**REQUIREMENTS:**
Write out each line of the material again, word for word.

**DATA EXCERPT:**
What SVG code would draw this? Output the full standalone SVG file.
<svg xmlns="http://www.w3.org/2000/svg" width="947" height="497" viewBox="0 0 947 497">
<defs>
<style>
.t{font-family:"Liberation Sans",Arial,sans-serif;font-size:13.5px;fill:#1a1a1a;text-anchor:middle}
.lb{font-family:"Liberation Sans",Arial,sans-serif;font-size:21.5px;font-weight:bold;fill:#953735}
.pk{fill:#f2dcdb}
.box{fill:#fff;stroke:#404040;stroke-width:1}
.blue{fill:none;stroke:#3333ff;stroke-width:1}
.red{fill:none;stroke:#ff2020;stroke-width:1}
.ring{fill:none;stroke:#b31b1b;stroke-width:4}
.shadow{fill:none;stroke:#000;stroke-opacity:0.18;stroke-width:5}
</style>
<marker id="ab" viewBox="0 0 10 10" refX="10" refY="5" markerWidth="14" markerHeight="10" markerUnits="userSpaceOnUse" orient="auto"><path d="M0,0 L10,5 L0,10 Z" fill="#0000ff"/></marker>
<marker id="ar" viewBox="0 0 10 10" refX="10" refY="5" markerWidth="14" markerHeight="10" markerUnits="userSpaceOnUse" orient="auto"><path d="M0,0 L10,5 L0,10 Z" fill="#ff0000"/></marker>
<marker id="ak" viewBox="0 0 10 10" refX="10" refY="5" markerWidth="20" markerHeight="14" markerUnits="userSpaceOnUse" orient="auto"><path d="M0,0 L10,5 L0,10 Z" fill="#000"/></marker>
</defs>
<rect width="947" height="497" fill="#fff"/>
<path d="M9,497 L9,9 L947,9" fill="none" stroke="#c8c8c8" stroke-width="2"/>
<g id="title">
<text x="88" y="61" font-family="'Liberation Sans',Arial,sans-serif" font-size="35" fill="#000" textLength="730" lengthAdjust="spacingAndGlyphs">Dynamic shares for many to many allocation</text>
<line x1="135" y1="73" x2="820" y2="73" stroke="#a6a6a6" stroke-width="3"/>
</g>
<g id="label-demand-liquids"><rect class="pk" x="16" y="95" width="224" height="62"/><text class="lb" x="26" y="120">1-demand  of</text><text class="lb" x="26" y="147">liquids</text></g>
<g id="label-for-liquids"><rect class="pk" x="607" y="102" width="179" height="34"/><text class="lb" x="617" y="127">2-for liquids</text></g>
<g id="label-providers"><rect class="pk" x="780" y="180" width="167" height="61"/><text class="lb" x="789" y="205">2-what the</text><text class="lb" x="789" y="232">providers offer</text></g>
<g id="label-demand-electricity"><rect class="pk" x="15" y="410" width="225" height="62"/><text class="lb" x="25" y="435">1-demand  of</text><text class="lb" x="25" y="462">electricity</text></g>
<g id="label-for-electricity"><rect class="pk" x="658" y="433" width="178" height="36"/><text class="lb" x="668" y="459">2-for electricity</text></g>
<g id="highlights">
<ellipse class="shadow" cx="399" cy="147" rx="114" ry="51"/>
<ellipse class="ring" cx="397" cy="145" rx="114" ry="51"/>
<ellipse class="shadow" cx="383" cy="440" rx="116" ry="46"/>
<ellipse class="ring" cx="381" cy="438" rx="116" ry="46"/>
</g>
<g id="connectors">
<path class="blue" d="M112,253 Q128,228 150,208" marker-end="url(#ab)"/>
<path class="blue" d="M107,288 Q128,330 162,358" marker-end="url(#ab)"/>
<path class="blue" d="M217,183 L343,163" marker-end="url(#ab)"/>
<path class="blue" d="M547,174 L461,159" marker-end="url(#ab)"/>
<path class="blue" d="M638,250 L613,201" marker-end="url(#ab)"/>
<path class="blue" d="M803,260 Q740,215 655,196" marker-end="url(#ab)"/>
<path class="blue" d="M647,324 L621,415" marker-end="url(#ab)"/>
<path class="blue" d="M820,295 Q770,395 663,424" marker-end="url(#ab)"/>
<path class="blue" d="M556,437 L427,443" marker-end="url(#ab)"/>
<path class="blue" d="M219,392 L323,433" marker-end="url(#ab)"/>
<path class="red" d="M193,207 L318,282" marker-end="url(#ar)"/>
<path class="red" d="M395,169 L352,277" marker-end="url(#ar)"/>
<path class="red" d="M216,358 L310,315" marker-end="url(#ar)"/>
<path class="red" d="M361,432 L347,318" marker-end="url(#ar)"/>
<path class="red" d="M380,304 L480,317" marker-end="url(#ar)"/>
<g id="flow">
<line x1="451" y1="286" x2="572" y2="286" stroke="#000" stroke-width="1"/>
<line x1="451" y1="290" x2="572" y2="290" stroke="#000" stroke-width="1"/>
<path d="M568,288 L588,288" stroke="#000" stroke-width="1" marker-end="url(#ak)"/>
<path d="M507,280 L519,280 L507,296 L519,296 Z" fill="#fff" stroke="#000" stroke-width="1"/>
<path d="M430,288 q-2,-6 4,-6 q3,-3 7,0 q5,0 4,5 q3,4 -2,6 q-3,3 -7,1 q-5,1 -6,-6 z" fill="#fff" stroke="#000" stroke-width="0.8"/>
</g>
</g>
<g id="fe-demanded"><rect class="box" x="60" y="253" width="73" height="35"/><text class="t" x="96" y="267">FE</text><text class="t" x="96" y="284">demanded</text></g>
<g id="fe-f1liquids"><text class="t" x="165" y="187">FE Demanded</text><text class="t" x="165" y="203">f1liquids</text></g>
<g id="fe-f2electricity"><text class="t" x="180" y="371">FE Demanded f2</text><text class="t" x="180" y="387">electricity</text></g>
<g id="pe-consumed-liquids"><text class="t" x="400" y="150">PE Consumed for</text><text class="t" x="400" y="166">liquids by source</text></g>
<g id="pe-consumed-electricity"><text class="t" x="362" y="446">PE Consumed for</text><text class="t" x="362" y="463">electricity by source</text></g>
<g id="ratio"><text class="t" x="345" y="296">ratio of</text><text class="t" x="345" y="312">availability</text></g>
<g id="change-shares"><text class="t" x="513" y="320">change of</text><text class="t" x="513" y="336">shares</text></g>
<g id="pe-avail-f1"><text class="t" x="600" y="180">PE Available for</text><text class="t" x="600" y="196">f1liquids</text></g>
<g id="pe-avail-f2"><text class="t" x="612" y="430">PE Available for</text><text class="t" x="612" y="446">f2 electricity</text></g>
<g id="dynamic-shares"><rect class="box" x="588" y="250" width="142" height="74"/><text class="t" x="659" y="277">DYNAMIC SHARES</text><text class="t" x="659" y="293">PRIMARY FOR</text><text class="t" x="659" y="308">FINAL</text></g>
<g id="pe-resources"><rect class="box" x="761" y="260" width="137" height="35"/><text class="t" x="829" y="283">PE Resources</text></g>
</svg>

**ANSWER TO THE PROBLEM:**
What SVG code would draw this? Output the full standalone SVG file.
<svg xmlns="http://www.w3.org/2000/svg" width="947" height="497" viewBox="0 0 947 497">
<defs>
<style>
.t{font-family:"Liberation Sans",Arial,sans-serif;font-size:13.5px;fill:#1a1a1a;text-anchor:middle}
.lb{font-family:"Liberation Sans",Arial,sans-serif;font-size:21.5px;font-weight:bold;fill:#953735}
.pk{fill:#f2dcdb}
.box{fill:#fff;stroke:#404040;stroke-width:1}
.blue{fill:none;stroke:#3333ff;stroke-width:1}
.red{fill:none;stroke:#ff2020;stroke-width:1}
.ring{fill:none;stroke:#b31b1b;stroke-width:4}
.shadow{fill:none;stroke:#000;stroke-opacity:0.18;stroke-width:5}
</style>
<marker id="ab" viewBox="0 0 10 10" refX="10" refY="5" markerWidth="14" markerHeight="10" markerUnits="userSpaceOnUse" orient="auto"><path d="M0,0 L10,5 L0,10 Z" fill="#0000ff"/></marker>
<marker id="ar" viewBox="0 0 10 10" refX="10" refY="5" markerWidth="14" markerHeight="10" markerUnits="userSpaceOnUse" orient="auto"><path d="M0,0 L10,5 L0,10 Z" fill="#ff0000"/></marker>
<marker id="ak" viewBox="0 0 10 10" refX="10" refY="5" markerWidth="20" markerHeight="14" markerUnits="userSpaceOnUse" orient="auto"><path d="M0,0 L10,5 L0,10 Z" fill="#000"/></marker>
</defs>
<rect width="947" height="497" fill="#fff"/>
<path d="M9,497 L9,9 L947,9" fill="none" stroke="#c8c8c8" stroke-width="2"/>
<g id="title">
<text x="88" y="61" font-family="'Liberation Sans',Arial,sans-serif" font-size="35" fill="#000" textLength="730" lengthAdjust="spacingAndGlyphs">Dynamic shares for many to many allocation</text>
<line x1="135" y1="73" x2="820" y2="73" stroke="#a6a6a6" stroke-width="3"/>
</g>
<g id="label-demand-liquids"><rect class="pk" x="16" y="95" width="224" height="62"/><text class="lb" x="26" y="120">1-demand  of</text><text class="lb" x="26" y="147">liquids</text></g>
<g id="label-for-liquids"><rect class="pk" x="607" y="102" width="179" height="34"/><text class="lb" x="617" y="127">2-for liquids</text></g>
<g id="label-providers"><rect class="pk" x="780" y="180" width="167" height="61"/><text class="lb" x="789" y="205">2-what the</text><text class="lb" x="789" y="232">providers offer</text></g>
<g id="label-demand-electricity"><rect class="pk" x="15" y="410" width="225" height="62"/><text class="lb" x="25" y="435">1-demand  of</text><text class="lb" x="25" y="462">electricity</text></g>
<g id="label-for-electricity"><rect class="pk" x="658" y="433" width="178" height="36"/><text class="lb" x="668" y="459">2-for electricity</text></g>
<g id="highlights">
<ellipse class="shadow" cx="399" cy="147" rx="114" ry="51"/>
<ellipse class="ring" cx="397" cy="145" rx="114" ry="51"/>
<ellipse class="shadow" cx="383" cy="440" rx="116" ry="46"/>
<ellipse class="ring" cx="381" cy="438" rx="116" ry="46"/>
</g>
<g id="connectors">
<path class="blue" d="M112,253 Q128,228 150,208" marker-end="url(#ab)"/>
<path class="blue" d="M107,288 Q128,330 162,358" marker-end="url(#ab)"/>
<path class="blue" d="M217,183 L343,163" marker-end="url(#ab)"/>
<path class="blue" d="M547,174 L461,159" marker-end="url(#ab)"/>
<path class="blue" d="M638,250 L613,201" marker-end="url(#ab)"/>
<path class="blue" d="M803,260 Q740,215 655,196" marker-end="url(#ab)"/>
<path class="blue" d="M647,324 L621,415" marker-end="url(#ab)"/>
<path class="blue" d="M820,295 Q770,395 663,424" marker-end="url(#ab)"/>
<path class="blue" d="M556,437 L427,443" marker-end="url(#ab)"/>
<path class="blue" d="M219,392 L323,433" marker-end="url(#ab)"/>
<path class="red" d="M193,207 L318,282" marker-end="url(#ar)"/>
<path class="red" d="M395,169 L352,277" marker-end="url(#ar)"/>
<path class="red" d="M216,358 L310,315" marker-end="url(#ar)"/>
<path class="red" d="M361,432 L347,318" marker-end="url(#ar)"/>
<path class="red" d="M380,304 L480,317" marker-end="url(#ar)"/>
<g id="flow">
<line x1="451" y1="286" x2="572" y2="286" stroke="#000" stroke-width="1"/>
<line x1="451" y1="290" x2="572" y2="290" stroke="#000" stroke-width="1"/>
<path d="M568,288 L588,288" stroke="#000" stroke-width="1" marker-end="url(#ak)"/>
<path d="M507,280 L519,280 L507,296 L519,296 Z" fill="#fff" stroke="#000" stroke-width="1"/>
<path d="M430,288 q-2,-6 4,-6 q3,-3 7,0 q5,0 4,5 q3,4 -2,6 q-3,3 -7,1 q-5,1 -6,-6 z" fill="#fff" stroke="#000" stroke-width="0.8"/>
</g>
</g>
<g id="fe-demanded"><rect class="box" x="60" y="253" width="73" height="35"/><text class="t" x="96" y="267">FE</text><text class="t" x="96" y="284">demanded</text></g>
<g id="fe-f1liquids"><text class="t" x="165" y="187">FE Demanded</text><text class="t" x="165" y="203">f1liquids</text></g>
<g id="fe-f2electricity"><text class="t" x="180" y="371">FE Demanded f2</text><text class="t" x="180" y="387">electricity</text></g>
<g id="pe-consumed-liquids"><text class="t" x="400" y="150">PE Consumed for</text><text class="t" x="400" y="166">liquids by source</text></g>
<g id="pe-consumed-electricity"><text class="t" x="362" y="446">PE Consumed for</text><text class="t" x="362" y="463">electricity by source</text></g>
<g id="ratio"><text class="t" x="345" y="296">ratio of</text><text class="t" x="345" y="312">availability</text></g>
<g id="change-shares"><text class="t" x="513" y="320">change of</text><text class="t" x="513" y="336">shares</text></g>
<g id="pe-avail-f1"><text class="t" x="600" y="180">PE Available for</text><text class="t" x="600" y="196">f1liquids</text></g>
<g id="pe-avail-f2"><text class="t" x="612" y="430">PE Available for</text><text class="t" x="612" y="446">f2 electricity</text></g>
<g id="dynamic-shares"><rect class="box" x="588" y="250" width="142" height="74"/><text class="t" x="659" y="277">DYNAMIC SHARES</text><text class="t" x="659" y="293">PRIMARY FOR</text><text class="t" x="659" y="308">FINAL</text></g>
<g id="pe-resources"><rect class="box" x="761" y="260" width="137" height="35"/><text class="t" x="829" y="283">PE Resources</text></g>
</svg>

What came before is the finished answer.